Quelque part entre modernisme et nostalgie, «La belle époque» est aussi un métrage aux pourtours humoristiques et aux dialogues cinglants. Alors l’humour dans tout ça? Peut-on considérer qu’il y a une «belle époque» du rire?
Doria Tillier - Je ne sais pas s’il y a jamais eu une «belle époque» du rire, mais j’ai l'impression que nous ne sommes pas dans la meilleure. (rires) Ce qui faisait rire à une époque, c’était l’outrance, mais de la bonne outrance. À une époque, on faisait encore rire avec de l’inédit. Mais ça n’existe plus. On essaye juste d’être de plus en plus trash, et de manière assez gratuite. Je trouve que certains genres d’humour courent avant tout après le rire sonore, le rire immédiat. Alors c’est très bien, mais j’aime aussi quand ce rire sonore se fait l’écho d’une pensée plus profonde.
Nicolas Bedos - Et puis il y a une époque où on inventait les choses. Là c’est devenu une discipline commerciale, et donc la méthode n’est plus inédite. On ne peut pas avoir la même surprise devant une provocation qui est la 14000 ème sur la religion, le physique... On sent bien qu’il y a quelque chose d’un peu poussif. Je ne regarde plus trop les humoristes, car depuis que je ne fais plus d'humour à la télévision je suis un peu jaloux (rires), mais en effet, il me semble plus compliqué d’innover en 2020.
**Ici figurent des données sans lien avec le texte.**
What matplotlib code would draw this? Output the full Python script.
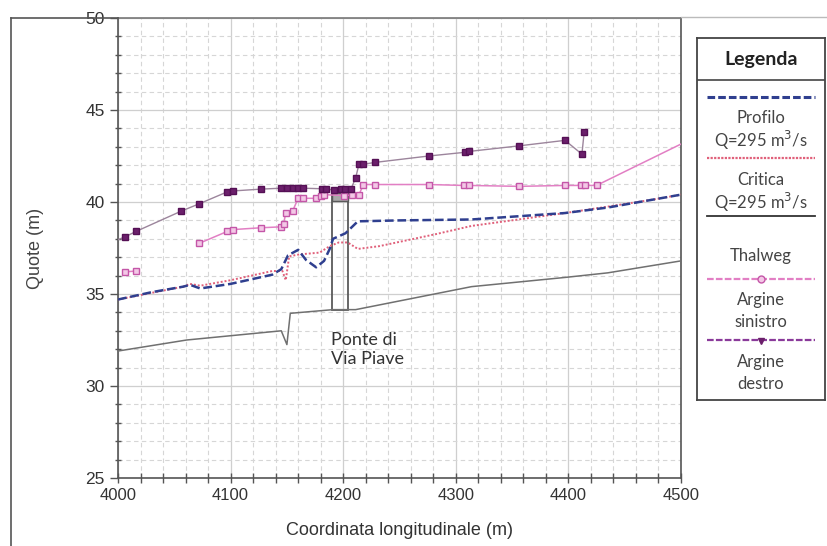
import numpy as np
import matplotlib.pyplot as plt
from matplotlib.lines import Line2D
from matplotlib.patches import Rectangle
from matplotlib.ticker import MultipleLocator

# profilo di moto permanente Q=295 m3/s
profilo_x = [4000, 4030, 4058, 4064, 4073, 4100, 4137, 4145, 4151, 4160, 4167, 4176, 4183, 4188,
             4191, 4202, 4213, 4250, 4314, 4397, 4435, 4477, 4500]
profilo_y = [34.7, 35.1, 35.4, 35.5, 35.3, 35.55, 36.05, 36.35, 37.1, 37.4, 36.85, 36.45, 36.8, 37.45,
             38.0, 38.3, 38.95, 39.0, 39.05, 39.4, 39.7, 40.15, 40.4]

# profilo di stato critico
critica_x = [4000, 4058, 4064, 4073, 4100, 4137, 4146, 4149, 4152, 4161, 4179, 4188, 4196, 4204,
             4213, 4232, 4282, 4314, 4397, 4435, 4477, 4500]
critica_y = [34.7, 35.4, 35.55, 35.45, 35.75, 36.25, 36.25, 35.75, 37.05, 37.15, 37.25, 37.6, 37.8, 37.8,
             37.45, 37.6, 38.25, 38.7, 39.4, 39.75, 40.15, 40.4]

# fondo alveo
thalweg_x = [4000, 4061, 4145, 4150, 4153, 4191, 4211, 4314, 4397, 4435, 4500]
thalweg_y = [31.9, 32.5, 33.0, 32.25, 33.95, 34.15, 34.15, 35.4, 35.9, 36.15, 36.8]

# argine sinistro (nan = interruzione)
sinistro_x = [4006, 4016, np.nan, 4072, 4097, 4102, 4127, 4145, 4147, 4149, 4155, 4160, 4164, 4176,
              4180, 4183, 4201, 4208, 4214, 4218, 4228, 4276, 4307, 4312, 4356, 4397, 4411, 4415,
              4425, 4500]
sinistro_y = [36.2, 36.25, np.nan, 37.75, 38.4, 38.5, 38.6, 38.65, 38.8, 39.4, 39.5, 40.2, 40.2, 40.2,
              40.3, 40.4, 40.35, 40.38, 40.4, 40.95, 40.95, 40.95, 40.9, 40.9, 40.85, 40.9, 40.9, 40.9,
              40.9, 43.15]

# argine destro
destro_x = [4000, 4006, 4016, 4056, 4072, 4097, 4102, 4127, 4145, 4150, 4155, 4160, 4164, 4181, 4185,
            4192, 4198, 4202, 4207, 4211, 4214, 4218, 4228, 4276, 4308, 4312, 4356, 4397, 4412, 4414]
destro_y = [37.95, 38.1, 38.4, 39.5, 39.9, 40.55, 40.6, 40.7, 40.75, 40.75, 40.75, 40.75, 40.75, 40.72,
            40.7, 40.65, 40.7, 40.7, 40.72, 41.3, 42.05, 42.05, 42.15, 42.5, 42.7, 42.75, 43.05, 43.35,
            42.6, 43.8]

# ponte di via Piave
ponte_x = [4190, 4204]
ponte_fondo = 34.15
ponte_impalcato = [40.05, 40.5]

c_prof = '#2f3f8f'
c_crit = '#e0607a'
c_thal = '#707070'
c_sin = '#e27fc4'
c_des = '#6b1f6b'

fig = plt.figure(figsize=(8.28, 5.46), dpi=100)
ax = fig.add_axes([118/828, 1-478/546, 563/828, 460/546])

ax.set_xlim(4000, 4500)
ax.set_ylim(25, 50)
ax.xaxis.set_major_locator(MultipleLocator(100))
ax.xaxis.set_minor_locator(MultipleLocator(20))
ax.yaxis.set_major_locator(MultipleLocator(5))
ax.yaxis.set_minor_locator(MultipleLocator(1))
ax.grid(which='major', color='#cfcfcf', lw=0.9, ls='-')
ax.grid(which='minor', color='#d6d6d6', lw=0.8, ls=(0, (4, 3)))
ax.set_axisbelow(True)
for s in ax.spines.values():
    s.set_color('#555555')
    s.set_linewidth(1.2)
ax.spines['top'].set_color('#777777')
ax.tick_params(which='major', direction='out', length=6, color='#555555', width=1)
ax.tick_params(which='minor', direction='inout', length=5, color='#555555', width=1)
ax.tick_params(axis='x', which='both', direction='inout', length=7)

# bridge
ax.add_patch(Rectangle((ponte_x[0], ponte_fondo), ponte_x[1]-ponte_x[0], ponte_impalcato[1]-ponte_fondo,
                       fill=False, ec='#5a5a5a', lw=1.3, zorder=2))
ax.add_patch(Rectangle((ponte_x[0], ponte_impalcato[0]), ponte_x[1]-ponte_x[0],
                       ponte_impalcato[1]-ponte_impalcato[0], fc='#a9a9a9', ec='#5a5a5a', lw=1.0, zorder=2))

ax.plot(thalweg_x, thalweg_y, color=c_thal, lw=1.1, zorder=3)
ax.plot(critica_x, critica_y, color=c_crit, lw=1.4, ls=(0, (1, 1)), zorder=3)
ax.plot(profilo_x, profilo_y, color=c_prof, lw=1.8, ls=(0, (3.5, 1.5)), zorder=4)
ax.plot(sinistro_x, sinistro_y, color=c_sin, lw=1.1, marker='s', ms=3.8, mfc='#f3c8e6', mec='#c456a8',
        mew=1.0, markevery=list(range(0, len(sinistro_x)-1)), zorder=5)
ax.plot(destro_x, destro_y, color='#9c859c', lw=1.0, marker='s', ms=3.8, mfc=c_des, mec='#551055',
        markevery=list(range(1, len(destro_x))), zorder=5)

ax.text(4189, 32.95, 'Ponte di\nVia Piave', fontsize=13, family=['Lato', 'DejaVu Sans'],
        color='#333333', va='top', ha='left', linespacing=1.25, zorder=6)

for lab in ax.get_yticklabels():
    lab.set_fontsize(12.5)
    lab.set_family(['Liberation Sans', 'DejaVu Sans'])
    lab.set_color('#333333')
for lab in ax.get_xticklabels():
    lab.set_fontsize(12)
    lab.set_family(['Liberation Sans Narrow', 'Liberation Sans', 'DejaVu Sans'])
    lab.set_color('#333333')
ax.set_xlabel('Coordinata longitudinale (m)', fontsize=13, color='#333333',
              family=['Liberation Sans Narrow', 'Liberation Sans', 'DejaVu Sans'], labelpad=14)
ax.set_ylabel('Quote (m)', fontsize=13, color='#444444', family=['Liberation Sans', 'DejaVu Sans'],
              labelpad=30)

# outer frame lines
fig.add_artist(Line2D([11/828, 11/828], [0, 1-18/546], color='#555555', lw=1.2))
fig.add_artist(Line2D([11/828, 118/828], [1-18/546, 1-18/546], color='#555555', lw=1.2))
fig.add_artist(Line2D([681/828, 1], [1-17/546, 1-17/546], color='#bbbbbb', lw=1.0))

# legend box
lax = fig.add_axes([697/828, 1-400/546, 128/828, 362/546])
lax.set_xlim(0, 128)
lax.set_ylim(362, 0)
lax.set_xticks([])
lax.set_yticks([])
for s in lax.spines.values():
    s.set_color('#444444')
    s.set_linewidth(1.3)
lax.axhline(42, color='#444444', lw=1.2)
lf = ['Lato', 'DejaVu Sans']
lax.text(64, 21, 'Legenda', ha='center', va='center', fontsize=14, fontweight='bold', family=lf,
         color='#222222')
lax.plot([10, 118], [59, 59], color=c_prof, lw=2.2, ls=(0, (2.5, 1)))
lax.text(64, 80, 'Profilo', ha='center', va='center', fontsize=12, family=lf, color='#444444')
lax.text(64, 102, 'Q=295 m$^3$/s', ha='center', va='center', fontsize=12, family=lf, color='#444444')
lax.plot([10, 118], [120, 120], color=c_crit, lw=1.6, ls=(0, (1, 0.6)))
lax.text(64, 142, 'Critica', ha='center', va='center', fontsize=12, family=lf, color='#444444')
lax.text(64, 164, 'Q=295 m$^3$/s', ha='center', va='center', fontsize=12, family=lf, color='#444444')
lax.plot([10, 118], [178, 178], color='#333333', lw=1.3)
lax.text(64, 218, 'Thalweg', ha='center', va='center', fontsize=12, family=lf, color='#444444')
lax.plot([10, 118], [241, 241], color=c_sin, lw=1.6, ls=(0, (3, 1)))
lax.plot([64], [241], marker='o', ms=5, mfc='#f3c8e6', mec='#c456a8')
lax.text(64, 262, 'Argine', ha='center', va='center', fontsize=12, family=lf, color='#444444')
lax.text(64, 284, 'sinistro', ha='center', va='center', fontsize=12, family=lf, color='#444444')
lax.plot([10, 118], [302, 302], color='#8a3a9a', lw=1.6, ls=(0, (3, 1)))
lax.plot([64], [303], marker='v', ms=5, color=c_des)
lax.text(64, 324, 'Argine', ha='center', va='center', fontsize=12, family=lf, color='#444444')
lax.text(64, 346, 'destro', ha='center', va='center', fontsize=12, family=lf, color='#444444')

fig.savefig('out.png', dpi=100)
Une fable des plus charmantes. Les réminiscences d’une mélancolie, presque irritante, pas sûr que «La belle époque» soit complètement innovant et pourtant, Nicolas Bedos révèle une mise en scène gargantuesque façon «Le Porteur d'histoire» de Alexandre Michalik et une écriture unique qui ne cesse de s’attirer les faveurs du public depuis sa présentation Hors Compétition à Cannes. «La belle époque» est à découvrir dès le 6 novembre sur les écrans romands.